S. è un uomo di 50 anni seguito dal centro di salute mentale e con una storia di dipendenze. La pandemia è stato un colpo di grazia, non poter uscire, non avere la possibilità di aderire ad alcune attività di gruppo, l’hanno reso più pigro e solo. Pigrizia e solitudine sono state molto dolorose da gestire perché lo rimandava al suo vissuto di fallimento esistenziale, dovuto a ferite con le quali è difficile misurarsi.
Offrendogli un tipo di ascolto a cui forse non era abituato, ha vissuto qualche momento di spensieratezza che ha costituito la base per arrivare ad un temperamento del suo umore. A volte ha ritrovato il volto del fanciullo, pur essendo un uomo capace di capovolgere i tavoli durante una crisi.

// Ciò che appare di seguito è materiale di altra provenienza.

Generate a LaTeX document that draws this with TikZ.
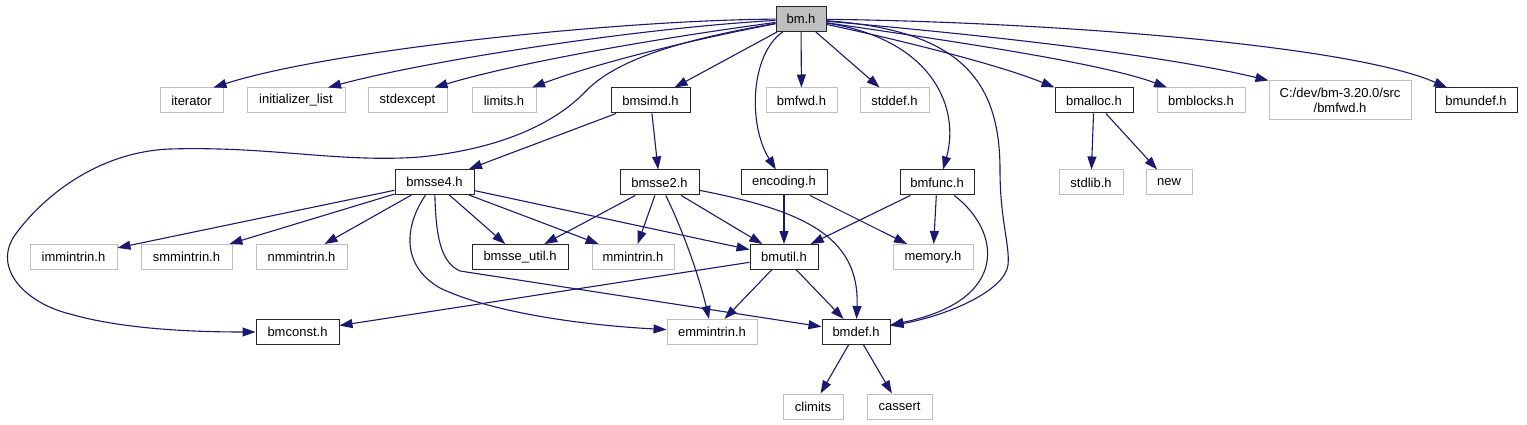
\documentclass[tikz,border=0pt]{standalone}
\usepackage{fontspec}
\setmainfont{Liberation Sans}
\usetikzlibrary{arrows.meta}
\definecolor{edgeblue}{HTML}{191970}
\definecolor{extgray}{HTML}{BFBFBF}

\begin{document}
\begin{tikzpicture}[x=1pt,y=-1pt,
  file/.style={rectangle,inner sep=0pt,minimum height=25pt,line width=1pt,
    font=\fontsize{13}{15}\selectfont},
  inc/.style={file,draw=black!85},
  sys/.style={file,draw=extgray},
  dep/.style={edgeblue,line width=1.1pt,-{Triangle[length=13pt,width=9pt]}}]
  \useasboundingbox (0,0) rectangle (1527,425);

  % files
  \node[inc,fill=extgray,minimum width=50pt] (bmh) at (801,19) {bm.h};

  \node[sys,minimum width=63pt] (iterator) at (191.5,100.5) {iterator};
  \node[sys,minimum width=98pt] (initlist) at (296,100.5) {initializer\_list};
  \node[sys,minimum width=79pt] (stdexcept) at (407.5,100.5) {stdexcept};
  \node[sys,minimum width=64pt] (limits) at (504,100.5) {limits.h};
  \node[inc,minimum width=79pt] (bmsimd) at (650.5,100.5) {bmsimd.h};
  \node[sys,minimum width=71pt] (bmfwd) at (801.5,100.5) {bmfwd.h};
  \node[sys,minimum width=69pt] (stddef) at (894.5,100.5) {stddef.h};
  \node[inc,minimum width=78pt] (bmalloc) at (1094,100.5) {bmalloc.h};
  \node[sys,minimum width=88pt] (bmblocks) at (1201,100.5) {bmblocks.h};
  \node[sys,minimum width=142pt,minimum height=39pt,align=center] (cdev) at (1340,100.5)
    {C:/dev/bm-3.20.0/src\\/bmfwd.h};
  \node[inc,minimum width=82pt] (bmundef) at (1476,100.5) {bmundef.h};

  \node[inc,minimum width=79pt] (bmsse4) at (434.5,182) {bmsse4.h};
  \node[inc,minimum width=79pt] (bmsse2) at (659.5,182.5) {bmsse2.h};
  \node[inc,minimum width=86pt] (encoding) at (784,182.5) {encoding.h};
  \node[inc,minimum width=74pt] (bmfunc) at (937,182.5) {bmfunc.h};
  \node[sys,minimum width=64pt] (stdlib) at (1091,182.5) {stdlib.h};
  \node[sys,minimum width=46pt] (new) at (1169,182.5) {new};

  \node[sys,minimum width=87pt] (immintrin) at (73.5,257) {immintrin.h};
  \node[sys,minimum width=91pt] (smmintrin) at (186.5,257) {smmintrin.h};
  \node[sys,minimum width=91pt] (nmmintrin) at (301.5,257) {nmmintrin.h};
  \node[inc,minimum width=96pt] (bmsseutil) at (520,257) {bmsse\_util.h};
  \node[sys,minimum width=82pt] (mmintrin) at (633,257) {mmintrin.h};
  \node[inc,minimum width=68pt] (bmutil) at (784,257) {bmutil.h};
  \node[sys,minimum width=80pt] (memory) at (933,257) {memory.h};

  \node[inc,minimum width=83pt] (bmconst) at (297.5,332) {bmconst.h};
  \node[sys,minimum width=90pt] (emmintrin) at (712,332) {emmintrin.h};
  \node[inc,minimum width=68pt] (bmdef) at (856,332) {bmdef.h};

  \node[sys,minimum width=60pt] (climits) at (813,406.5) {climits};
  \node[sys,minimum width=65pt] (cassert) at (899.5,406.5) {cassert};

  % includes of bm.h
  \draw[dep] (bmh) .. controls (620,20) and (330,50) .. ([xshift=22pt]iterator.north);
  \draw[dep] (bmh) .. controls (640,28) and (430,60) .. ([xshift=32pt]initlist.north);
  \draw[dep] (bmh) .. controls (660,38) and (520,62) .. ([xshift=27pt]stdexcept.north);
  \draw[dep] (bmh) .. controls (700,38) and (600,62) .. ([xshift=28pt]limits.north);
  \draw[dep] (bmh) .. controls (680,40) and (615,60) .. (585,92)
    .. controls (560,118) and (510,148) .. (420,157)
    .. controls (340,163) and (270,146) .. (170,149)
    .. controls (95,152) and (40,200) .. (15,235)
    .. controls (-8,268) and (25,303) .. (70,314)
    .. controls (125,330) and (200,332) .. (bmconst);
  \draw[dep] (bmh) -- (bmsimd);
  \draw[dep] (bmh) .. controls (750,55) and (748,125) .. (encoding);
  \draw[dep] (bmh) -- (bmfwd);
  \draw[dep] (bmh) -- (stddef);
  \draw[dep] (bmh) .. controls (935,40) and (960,110) .. ([xshift=6pt]bmfunc.north);
  \draw[dep] (bmh) .. controls (960,30) and (1000,80) .. (1000,170)
    .. controls (1000,220) and (1010,245) .. (1008,265)
    .. controls (1005,290) and (950,315) .. (bmdef);
  \draw[dep] (bmh) .. controls (900,40) and (1000,65) .. (bmalloc.north west);
  \draw[dep] (bmh) .. controls (930,38) and (1100,62) .. ([xshift=-34pt]bmblocks.north);
  \draw[dep] (bmh) .. controls (950,32) and (1150,52) .. (cdev.north west);
  \draw[dep] (bmh) .. controls (1050,22) and (1350,45) .. ([xshift=-29pt]bmundef.north);

  % second level
  \draw[dep] (bmsimd) -- (bmsse4);
  \draw[dep] (bmsimd) -- (bmsse2);
  \draw[dep] (bmalloc) -- (stdlib);
  \draw[dep] (bmalloc) -- (new);

  \draw[dep] (bmsse4) -- (immintrin);
  \draw[dep] (bmsse4) -- (smmintrin);
  \draw[dep] (bmsse4) -- (nmmintrin);
  \draw[dep] (bmsse4) -- (bmsseutil);
  \draw[dep] (bmsse4) -- (mmintrin);
  \draw[dep] (bmsse4) -- (bmutil);
  \draw[dep] (bmsse4) .. controls (436,235) and (440,262) .. (460,271) -- (bmdef);
  \draw[dep] (bmsse4) .. controls (405,225) and (400,265) .. (440,288)
    .. controls (490,312) and (580,325) .. (emmintrin);

  \draw[dep] (bmsse2) -- (bmsseutil);
  \draw[dep] (bmsse2) -- (mmintrin);
  \draw[dep] (bmsse2) .. controls (685,235) and (700,280) .. (emmintrin);
  \draw[dep] (bmsse2) -- (bmutil);
  \draw[dep] (bmsse2) .. controls (800,210) and (860,235) .. (bmdef);

  \draw[dep] (encoding) -- (bmutil);
  \draw[dep] (encoding) -- (memory);
  \draw[dep] (bmfunc) -- (bmutil);
  \draw[dep] (bmfunc) -- (memory);
  \draw[dep] (bmfunc) .. controls (1000,230) and (1012,300) .. (bmdef);

  \draw[dep] (bmutil) -- (bmconst);
  \draw[dep] (bmutil) -- (emmintrin);
  \draw[dep] (bmutil) -- (bmdef);
  \draw[dep] (bmdef) -- (climits);
  \draw[dep] (bmdef) -- (cassert);
\end{tikzpicture}
\end{document}
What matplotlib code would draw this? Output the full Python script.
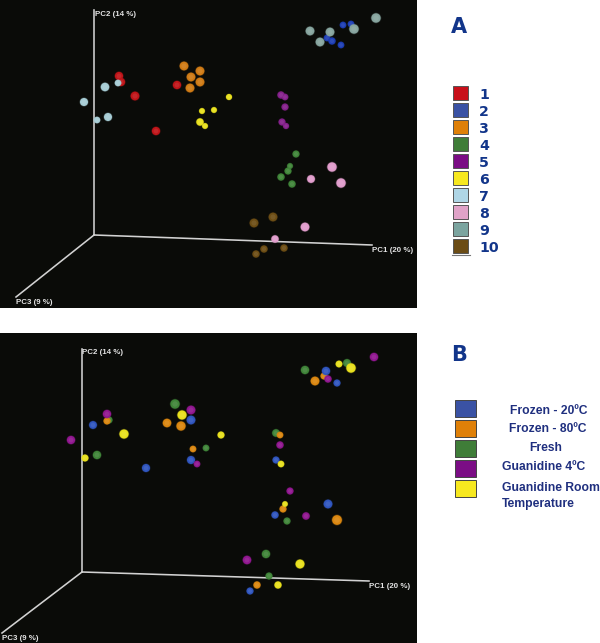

S. è solo, ha una storia familiare alle spalle di rifiuto, il padre voleva un figlio uguale a lui, e il figlio ha reagito al rifiuto con una vita sregolata e ribelle. Una madre debole che non ha saputo difenderlo fino a quando è stato costretto ad andar via da casa.
Oltre a non avere un luogo in cui vivere, non ha mai lavorato con successo. Non riconoscerlo come figlio ha generato la perdita della sua autostima.